TASK INSTRUCTIONS: Take the lines from the beginning of the data below through the line holding "plt.rcParams['font.family'] = ['Liberation" and return exactly those.
◆ ◆ ◆ ◆ ◆ ◆ ◆
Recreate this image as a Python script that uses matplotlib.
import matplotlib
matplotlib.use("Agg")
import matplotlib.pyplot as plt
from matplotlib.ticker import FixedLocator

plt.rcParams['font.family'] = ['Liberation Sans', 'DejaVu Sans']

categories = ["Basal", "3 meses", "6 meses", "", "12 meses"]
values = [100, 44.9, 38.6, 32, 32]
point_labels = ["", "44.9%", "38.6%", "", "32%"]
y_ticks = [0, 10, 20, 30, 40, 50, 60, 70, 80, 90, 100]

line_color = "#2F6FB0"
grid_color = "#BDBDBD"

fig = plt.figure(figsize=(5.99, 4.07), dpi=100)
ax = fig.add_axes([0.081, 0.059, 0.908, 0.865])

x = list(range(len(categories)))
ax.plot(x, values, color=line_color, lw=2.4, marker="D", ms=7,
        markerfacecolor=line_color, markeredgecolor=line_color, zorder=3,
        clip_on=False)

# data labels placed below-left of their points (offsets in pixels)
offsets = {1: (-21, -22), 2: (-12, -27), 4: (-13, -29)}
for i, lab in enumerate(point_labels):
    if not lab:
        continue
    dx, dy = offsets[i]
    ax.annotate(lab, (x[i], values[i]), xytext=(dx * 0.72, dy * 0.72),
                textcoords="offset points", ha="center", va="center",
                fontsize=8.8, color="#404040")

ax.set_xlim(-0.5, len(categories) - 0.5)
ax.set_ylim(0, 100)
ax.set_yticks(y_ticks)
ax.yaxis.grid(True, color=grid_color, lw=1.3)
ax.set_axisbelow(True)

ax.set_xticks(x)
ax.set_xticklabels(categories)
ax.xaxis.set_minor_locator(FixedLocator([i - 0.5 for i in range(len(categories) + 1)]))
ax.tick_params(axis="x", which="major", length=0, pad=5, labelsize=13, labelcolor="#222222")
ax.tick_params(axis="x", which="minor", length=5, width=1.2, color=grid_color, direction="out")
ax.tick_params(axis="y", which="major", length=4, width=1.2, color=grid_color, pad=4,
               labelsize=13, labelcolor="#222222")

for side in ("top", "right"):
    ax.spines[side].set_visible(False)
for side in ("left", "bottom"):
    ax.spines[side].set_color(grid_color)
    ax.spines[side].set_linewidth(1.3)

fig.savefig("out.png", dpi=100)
◆ ◆ ◆ ◆ ◆ ◆ ◆
RESULT BELOW:
Recreate this image as a Python script that uses matplotlib.
import matplotlib
matplotlib.use("Agg")
import matplotlib.pyplot as plt
from matplotlib.ticker import FixedLocator

plt.rcParams['font.family'] = ['Liberation Sans', 'DejaVu Sans']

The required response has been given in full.